Ask a bartender to give you a shot and he or she will not present you with a bullet or new opportunity. It’s clear that you want a pour of liquor served neat in a small glass — that’s what “shot” has always meant, right?
Not really. As with many drinking terms, the origin of “shot” in this context is cloudy. Google defines “shot” in reference to alcohol as, “a small drink, especially of distilled liquor” with Germanic roots. Ask the internet and believe the memes, though, and you’d believe otherwise.
“In the old west a .45 cartridge for a six-gun cost 12 cents, so did a glass of whiskey,” one popular shot meme from 2003 states. “If a cowhand was low on cash he would often give the bartender a cartridge in exchange for a drink. This became known as a ‘shot’ of whiskey.”

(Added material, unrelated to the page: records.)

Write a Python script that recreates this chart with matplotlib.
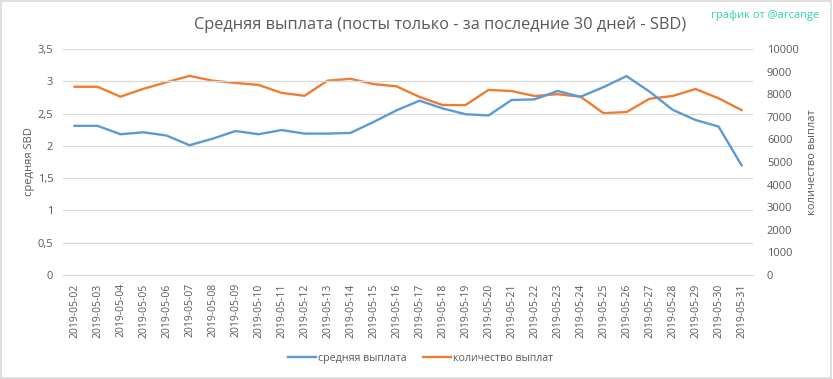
import matplotlib
matplotlib.use("Agg")
import matplotlib.pyplot as plt
from matplotlib.patches import Rectangle
from matplotlib.ticker import FuncFormatter

plt.rcParams['font.family'] = ['Open Sans', 'DejaVu Sans']

dates = ['2019-05-%02d' % d for d in range(2, 32)]

avg_payout = [2.31, 2.31, 2.18, 2.21, 2.16, 2.01, 2.11, 2.23, 2.18, 2.245,
              2.19, 2.19, 2.20, 2.37, 2.55, 2.70, 2.58, 2.49, 2.47, 2.71,
              2.72, 2.85, 2.76, 2.91, 3.08, 2.84, 2.56, 2.40, 2.30, 1.70]

payout_count = [8330, 8330, 7890, 8240, 8530, 8810, 8600, 8500, 8410, 8060,
                7930, 8600, 8680, 8450, 8350, 7880, 7520, 7520, 8190, 8140,
                7920, 8000, 7890, 7160, 7210, 7800, 7920, 8230, 7820, 7300]

blue = '#5b9bd5'
orange = '#ed7d31'
grey = '#595959'
grid = '#d9d9d9'

fig = plt.figure(figsize=(8.33, 3.79), dpi=100)
ax = fig.add_axes([0.0756, 0.2744, 0.8284, 0.5963])
ax2 = ax.twinx()

x = list(range(len(dates)))
l1, = ax.plot(x, avg_payout, color=blue, lw=1.7, label='средняя выплата')
l2, = ax2.plot(x, payout_count, color=orange, lw=1.7, label='количество выплат')

ax.set_xlim(-0.5, len(dates) - 0.5)
ax.set_ylim(0, 3.5)
ax.set_yticks([0, 0.5, 1, 1.5, 2, 2.5, 3, 3.5])
ax.yaxis.set_major_formatter(FuncFormatter(lambda v, p: ('%g' % v).replace('.', ',')))
ax2.set_ylim(0, 10000)
ax2.set_yticks(range(0, 10001, 1000))

ax.set_xticks(x)
ax.set_xticklabels(dates, rotation=90, fontsize=7.5, color=grey)
ax.grid(axis='y', color=grid, lw=0.9)
ax.set_axisbelow(True)
ax.set_zorder(ax2.get_zorder() + 1)
ax.patch.set_visible(False)

for a in (ax, ax2):
    for s in a.spines.values():
        s.set_visible(False)
    a.tick_params(length=0, labelsize=8, labelcolor=grey)
ax.spines['bottom'].set_visible(True)
ax.spines['bottom'].set_color(grid)
ax.tick_params(axis='x', pad=6, labelsize=7.5)
ax.tick_params(axis='y', pad=7)
ax2.tick_params(axis='y', pad=10)

ax.set_ylabel('средняя SBD', fontsize=8, color=grey, labelpad=2)
ax2.set_ylabel('количество выплат', fontsize=8, color=grey, labelpad=6)

fig.text(0.528, 0.935, 'Средняя выплата (посты только - за последние 30 дней - SBD)',
         ha='center', va='center', fontsize=11.8, color=grey)
fig.text(0.918, 0.96, 'график от @arcange', ha='center', va='center',
         fontsize=8, color='#33d1b0')

fig.legend(handles=[l1, l2], loc='center', bbox_to_anchor=(0.505, 0.055),
           ncol=2, frameon=False, fontsize=7.7, labelcolor=grey,
           handlelength=2.6, handletextpad=0.2, columnspacing=1.5)

fig.add_artist(Rectangle((0.001, 0.002), 0.997, 0.995, transform=fig.transFigure,
                         fill=False, edgecolor='#d9d9d9', lw=1.2))

fig.savefig('out.png', dpi=100)
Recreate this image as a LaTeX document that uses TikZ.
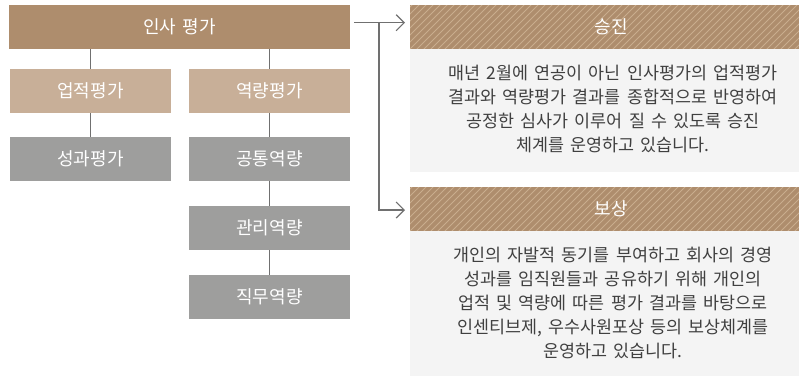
\documentclass[tikz,border=0pt]{standalone}
\usepackage{fontspec}
\setmainfont{Noto Sans CJK KR}
\newfontfamily\titlefont{Noto Sans CJK KR}[WordSpace=1.2]
\newfontfamily\bodyfont{Noto Sans CJK KR}[WordSpace=1.6]
\usetikzlibrary{arrows.meta}
\definecolor{brownA}{HTML}{AE8D6D}
\definecolor{brownL}{HTML}{C8AF98}
\definecolor{grayB}{HTML}{9E9E9D}
\definecolor{bodyBg}{HTML}{F4F4F4}
\definecolor{lineC}{HTML}{707070}
\definecolor{txt}{HTML}{404040}
\definecolor{stripe}{HTML}{C9AD8E}
\begin{document}
\begin{tikzpicture}[x=1pt,y=-1pt,
  boxbase/.style={draw=none,inner sep=0pt,text=white,font=\titlefont\fontsize{18}{20}\selectfont},
  topbox/.style={boxbase,fill=brownA,minimum width=341pt,minimum height=43.7pt},
  midbox/.style={boxbase,fill=brownL,minimum width=161pt,minimum height=43.7pt},
  lowbox/.style={boxbase,fill=grayB,minimum width=161pt,minimum height=43.7pt},
  conn/.style={draw=lineC,line width=1.2pt},
  arr/.style={draw=lineC,line width=1.2pt,-{Straight Barb[length=8pt,width=16pt,line width=1.2pt]}},
  bodytext/.style={text=txt,align=center,inner sep=0pt,font=\bodyfont\fontsize{17.4}{24}\selectfont},
  headtext/.style={text=white,inner sep=0pt,font=\titlefont\fontsize{18}{20}\selectfont}
]
\useasboundingbox (0,0) rectangle (799,376);
\fill[white] (0,0) rectangle (799,376);

% left hierarchy
\node[topbox] (top) at (179.5,26.85) {인사 평가};
\node[midbox] (up) at (90.5,90.85) {업적평가};
\node[midbox] (yeok) at (269.5,90.85) {역량평가};
\node[lowbox] (sung) at (90.5,158.85) {성과평가};
\node[lowbox] (gong) at (269.5,158.85) {공통역량};
\node[lowbox] (gwan) at (269.5,227.85) {관리역량};
\node[lowbox] (jik) at (269.5,296.85) {직무역량};

\draw[conn] (up.north) -- (up.north |- top.south);
\draw[conn] (up.south) -- (sung.north);
\draw[conn] (yeok.north) -- (yeok.north |- top.south);
\draw[conn] (yeok.south) -- (gong.north);
\draw[conn] (gong.south) -- (gwan.north);
\draw[conn] (gwan.south) -- (jik.north);

% right panels
\fill[bodyBg] (410,48.7) rectangle (799,171.7);
\fill[bodyBg] (410,230.7) rectangle (799,376);
\fill[brownA] (410,5) rectangle (799,48.7);
\fill[brownA] (410,187.3) rectangle (799,230.7);
\begin{scope}
  \clip (410,5) rectangle (799,48.7);
  \foreach \i in {360,367,...,820} \draw[stripe,line width=0.9pt] (\i,50) -- (\i+46,4);
\end{scope}
\begin{scope}
  \clip (410,187.3) rectangle (799,230.7);
  \foreach \i in {360,367,...,820} \draw[stripe,line width=0.9pt] (\i,232) -- (\i+46,186);
\end{scope}
\node[headtext] (h1) at (611,26.85) {승진};
\node[headtext] (h2) at (611,209) {보상};

\node[bodytext] (b1) at (613,109) {매년 2월에 연공이 아닌 인사평가의 업적평가\\결과와 역량평가 결과를 종합적으로 반영하여\\공정한 심사가 이루어 질 수 있도록 승진\\체계를 운영하고 있습니다.};
\node[bodytext] (b2) at (613,303.3) {개인의 자발적 동기를 부여하고 회사의 경영\\성과를 임직원들과 공유하기 위해 개인의\\업적 및 역량에 따른 평가 결과를 바탕으로\\인센티브제, 우수사원포상 등의 보상체계를\\운영하고 있습니다.};

% arrows
\coordinate (s1) at (354,22.7);
\coordinate (fork) at (379,22.7);
\coordinate (e1) at (405,22.7);
\coordinate (e2) at (405,210);
\draw[arr] (s1) -- (e1);
\draw[arr] (fork) |- (e2);
\end{tikzpicture}
\end{document}
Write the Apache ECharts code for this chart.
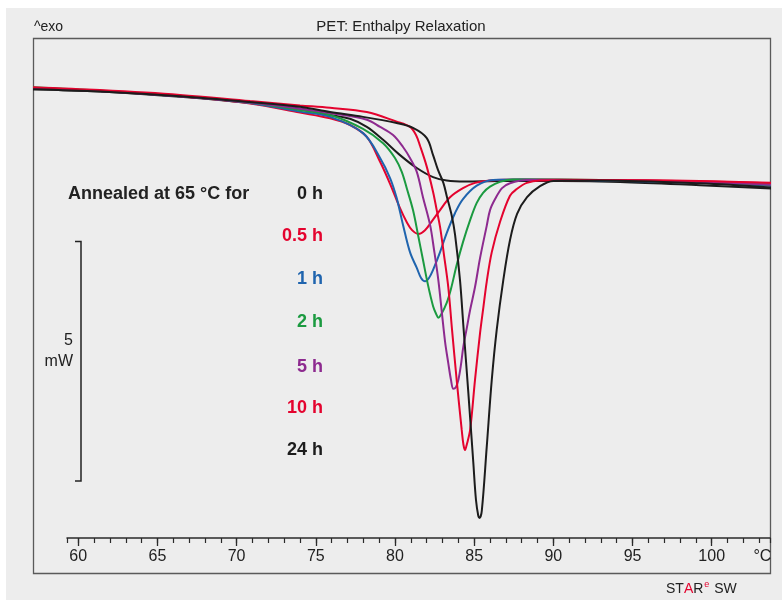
<!DOCTYPE html>
<html>
<head>
<meta charset="utf-8">
<script src="https://cdn.jsdelivr.net/npm/echarts@6/dist/echarts.min.js"></script>
<style>
  html, body { margin: 0; padding: 0; background: #ffffff; }
  #chart { width: 782px; height: 600px; }
</style>
</head>
<body>
<div id="chart"></div>
<script>
// x axis (temperature, °C)
const xLabels = [60, 65, 70, 75, 80, 85, 90, 95, 100]
const xMinor = [60, 61, 62, 63, 64, 65, 66, 67, 68, 69, 70, 71, 72, 73, 74, 75, 76, 77, 78, 79, 80,
  81, 82, 83, 84, 85, 86, 87, 88, 89, 90, 91, 92, 93, 94, 95, 96, 97, 98, 99, 100, 101, 102, 103]
const xUnit = '°C'

const annealTimes = ['0 h', '0.5 h', '1 h', '2 h', '5 h', '10 h', '24 h']

// heat flow in mW (exo up, arbitrary offset) vs temperature in °C
const h0 = [[57.09, 9.39], [61.33, 9.34], [66.38, 9.23], [70.81, 9.10], [73.97, 8.98], [75.87, 8.85],
  [77.13, 8.77], [78.19, 8.60], [79.22, 8.33], [80.29, 8.01], [81.35, 7.74], [82.38, 7.55],
  [83.24, 7.48], [84.40, 7.46], [86.61, 7.47], [90.40, 7.47], [94.20, 7.45], [99.25, 7.38], [103.74, 7.31]]

const h05 = [[57.09, 9.41], [61.33, 9.35], [66.38, 9.24], [70.81, 9.09], [73.97, 8.90], [75.87, 8.78],
  [77.13, 8.64], [78.19, 8.39], [79.03, 7.87], [79.66, 7.41], [80.29, 6.90], [80.71, 6.61],
  [81.05, 6.44], [81.45, 6.36], [81.87, 6.44], [82.31, 6.63], [82.82, 6.86], [83.45, 7.13],
  [84.27, 7.32], [85.03, 7.43], [85.98, 7.48], [87.88, 7.50], [92.93, 7.49], [99.25, 7.46], [103.74, 7.42]]

const h1 = [[57.09, 9.41], [61.33, 9.35], [66.38, 9.24], [70.81, 9.10], [73.97, 8.92], [75.87, 8.81],
  [77.95, 8.47], [79.03, 7.95], [79.66, 7.53], [80.08, 7.11], [80.48, 6.55], [80.92, 5.98],
  [81.35, 5.65], [81.62, 5.44], [81.87, 5.37], [82.12, 5.44], [82.38, 5.61], [82.82, 5.98],
  [83.24, 6.38], [83.77, 6.80], [84.27, 7.09], [85.14, 7.37], [86.17, 7.49], [87.88, 7.50],
  [92.93, 7.48], [99.25, 7.43], [103.74, 7.37]]

const h2 = [[57.09, 9.43], [61.33, 9.36], [66.38, 9.25], [70.81, 9.11], [73.97, 8.95], [75.87, 8.85],
  [77.95, 8.56], [79.22, 8.26], [79.97, 7.95], [80.40, 7.66], [80.73, 7.30], [81.11, 6.86],
  [81.43, 6.34], [81.74, 5.82], [82.06, 5.29], [82.38, 4.85], [82.57, 4.69], [82.71, 4.61],
  [82.88, 4.67], [83.24, 4.92], [83.51, 5.21], [83.87, 5.71], [84.27, 6.19], [84.72, 6.65],
  [85.14, 7.01], [85.54, 7.22], [85.98, 7.35], [86.61, 7.45], [87.43, 7.50], [92.93, 7.49],
  [99.25, 7.44], [103.74, 7.39]]

const h5 = [[57.09, 9.41], [61.33, 9.35], [66.38, 9.24], [70.81, 9.11], [73.97, 8.98], [75.87, 8.89],
  [78.19, 8.75], [79.03, 8.60], [79.85, 8.43], [80.48, 8.18], [80.92, 7.95], [81.35, 7.66],
  [81.74, 7.13], [82.19, 6.55], [82.44, 6.03], [82.71, 5.40], [82.95, 4.67], [83.14, 4.10],
  [83.34, 3.66], [83.51, 3.31], [83.66, 3.12], [83.83, 3.16], [83.98, 3.31], [84.14, 3.62],
  [84.29, 4.00], [84.51, 4.39], [84.72, 4.77], [85.03, 5.25], [85.35, 5.86], [85.77, 6.53],
  [85.98, 6.86], [86.30, 7.09], [86.74, 7.32], [87.24, 7.42], [88.30, 7.49], [92.93, 7.49],
  [99.25, 7.45], [103.74, 7.39]]

const h10 = [[57.09, 9.43], [61.33, 9.37], [66.38, 9.27], [70.81, 9.14], [73.97, 9.05], [75.87, 9.00],
  [78.19, 8.91], [80.08, 8.71], [80.92, 8.60], [81.30, 8.43], [81.56, 8.20], [81.97, 7.78],
  [82.38, 7.24], [82.61, 6.86], [82.82, 6.51], [83.07, 5.92], [83.34, 5.25], [83.58, 4.35],
  [83.87, 3.31], [84.19, 2.26], [84.30, 1.95], [84.40, 1.84], [84.49, 1.93], [84.72, 2.26],
  [85.03, 3.31], [85.35, 4.29], [85.56, 4.83], [85.77, 5.36], [86.09, 5.98], [86.61, 6.61],
  [87.24, 7.16], [87.67, 7.30], [88.30, 7.43], [89.14, 7.48], [92.93, 7.49], [99.25, 7.47], [103.74, 7.43]]

const h24 = [[57.09, 9.39], [61.33, 9.34], [66.38, 9.24], [70.81, 9.12], [73.97, 9.02], [75.87, 8.91],
  [77.95, 8.81], [80.08, 8.68], [81.11, 8.58], [81.97, 8.37], [82.38, 8.01], [82.69, 7.70],
  [83.03, 7.43], [83.26, 7.13], [83.56, 6.74], [83.77, 6.34], [84.08, 5.40], [84.29, 4.46],
  [84.61, 3.03], [84.92, 1.59], [85.09, 0.80], [85.24, 0.46], [85.32, 0.42], [85.46, 0.57],
  [85.77, 1.90], [86.09, 3.31], [86.40, 4.35], [86.82, 5.40], [87.24, 6.23], [87.69, 6.78],
  [88.32, 7.13], [89.14, 7.36], [89.98, 7.47], [92.93, 7.48], [99.25, 7.42], [103.74, 7.33]]

const curves = [h0, h05, h1, h2, h5, h10, h24]
const colors = ['#1c1c1c', '#e4032e', '#1f64ae', '#1b9a40', '#8d2a8f', '#e4032e', '#1c1c1c']

const font = '"Liberation Sans", Arial, sans-serif'
const labelY = [194, 236, 279, 322, 367, 408, 450]

const chart = echarts.init(document.getElementById('chart'))

const legendTexts = annealTimes.map((t, i) => ({
  type: 'text',
  x: 323,
  y: labelY[i],
  style: {
    text: t, fill: colors[i], font: 'bold 18px ' + font,
    align: 'right', verticalAlign: 'middle', textAlign: 'right', textVerticalAlign: 'middle'
  }
}))

const option = {
  backgroundColor: '#ffffff',
  animation: false,
  grid: [
    { left: 33, right: 11, top: 38, bottom: 62 },
    { left: 67, right: 12, top: 38, bottom: 62 }
  ],
  xAxis: [
    {
      gridIndex: 0, type: 'value', min: 57.09, max: 103.74, show: false
    },
    {
      gridIndex: 1, type: 'value', min: 59.29, max: 103.68, position: 'bottom',
      axisLine: { show: true, onZero: false, lineStyle: { color: '#2a2a2a', width: 1.5 } },
      axisTick: { show: true, inside: false, length: 8, customValues: xLabels, lineStyle: { color: '#2a2a2a', width: 1.3 } },
      axisLabel: {
        show: true, inside: false, customValues: xLabels.concat([103.2]), margin: 11,
        color: '#222', fontSize: 16, fontFamily: font,
        formatter: v => (v > 101 ? xUnit : String(v))
      },
      splitLine: { show: false }
    },
    {
      gridIndex: 1, type: 'value', min: 59.29, max: 103.68, position: 'bottom',
      axisLine: { show: false, onZero: false },
      axisTick: { show: true, inside: false, length: 5, customValues: [59.29].concat(xMinor, [103.68]), lineStyle: { color: '#2a2a2a', width: 1.2 } },
      axisLabel: { show: false },
      splitLine: { show: false }
    }
  ],
  yAxis: [
    { gridIndex: 0, type: 'value', min: 0, max: 10.46, show: false },
    { gridIndex: 1, type: 'value', min: 0, max: 1, show: false }
  ],
  graphic: [
    { type: 'rect', z: -10, shape: { x: 6, y: 8, width: 776, height: 592 }, style: { fill: '#ededed' } },
    { type: 'rect', z: -9, shape: { x: 33.5, y: 38.5, width: 737, height: 535 }, style: { fill: 'none', stroke: '#5a5a5a', lineWidth: 1.3 } },
    {
      type: 'text', x: 401, y: 27,
      style: { text: 'PET: Enthalpy Relaxation', fill: '#222', font: '15px ' + font, align: 'center', verticalAlign: 'middle', textAlign: 'center', textVerticalAlign: 'middle' }
    },
    {
      type: 'text', x: 34, y: 27,
      style: { text: '^exo', fill: '#222', font: '14px ' + font, align: 'left', verticalAlign: 'middle', textAlign: 'left', textVerticalAlign: 'middle' }
    },
    {
      type: 'polyline',
      shape: { points: [[75, 241.5], [81, 241.5], [81, 481], [75, 481]] },
      style: { stroke: '#222', lineWidth: 1.5, fill: 'none' }
    },
    {
      type: 'text', x: 73, y: 341,
      style: { text: '5', fill: '#222', font: '16px ' + font, align: 'right', verticalAlign: 'middle', textAlign: 'right', textVerticalAlign: 'middle' }
    },
    {
      type: 'text', x: 73, y: 362,
      style: { text: 'mW', fill: '#222', font: '16px ' + font, align: 'right', verticalAlign: 'middle', textAlign: 'right', textVerticalAlign: 'middle' }
    },
    {
      type: 'text', x: 68, y: 194,
      style: { text: 'Annealed at 65 °C for', fill: '#222', font: 'bold 18px ' + font, align: 'left', verticalAlign: 'middle', textAlign: 'left', textVerticalAlign: 'middle' }
    },
    ...legendTexts,
    {
      type: 'text', x: 666, y: 589,
      style: {
        text: '{a|ST}{r|A}{a|R}{s|e}{a| SW}',
        align: 'left', verticalAlign: 'middle', textAlign: 'left', textVerticalAlign: 'middle',
        rich: {
          a: { fill: '#222', color: '#222', font: '14px ' + font },
          r: { fill: '#e4032e', color: '#e4032e', font: '14px ' + font },
          s: { fill: '#e4032e', color: '#e4032e', font: '9px ' + font, padding: [0, 1, 8, 1] }
        }
      }
    }
  ],
  series: curves.map((d, i) => ({
    type: 'line',
    name: annealTimes[i],
    xAxisIndex: 0,
    yAxisIndex: 0,
    data: d,
    showSymbol: false,
    smooth: 0.35,
    silent: true,
    lineStyle: { color: colors[i], width: 2 }
  }))
}

chart.setOption(option)
</script>
</body>
</html>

Kim LaCapria and David Emery, from the fact-checking website Snopes, looked into this. Surprise! Memes are rarely based on truth and this one is a complete lie. The oldest recorded reference Snopes found of shot as a measure of liquor was in the autobiography of Reverend Oliver Heywood, who lived from 1630 to 1702. The West wasn’t trampled over by whiskey-shooting cowboys until the mid-1800s.
Heywood’s records do, however, include the phrase “their vain way of drinking shots.” Snopes suggests he likely learned of and adapted the term from another context. According to the Oxford English Dictionary, in 15th-century England, “shot” meant “a charge to be paid” when used in the context of a bill at the bar.
The humble shot has come a long way since Heywood’s day.The size of a shot varies depending on which country you’re in, and, in some places, shots are consumed out of glasses attached to skis. Cocktail historian David Wondrich places the rise of shots among drinkers to the 1970s and ‘80s. Baby Boomers who didn’t want to drink the stiff Martinis and Manhattans of the Mad Men era popularized the small, efficient alcohol-delivery system.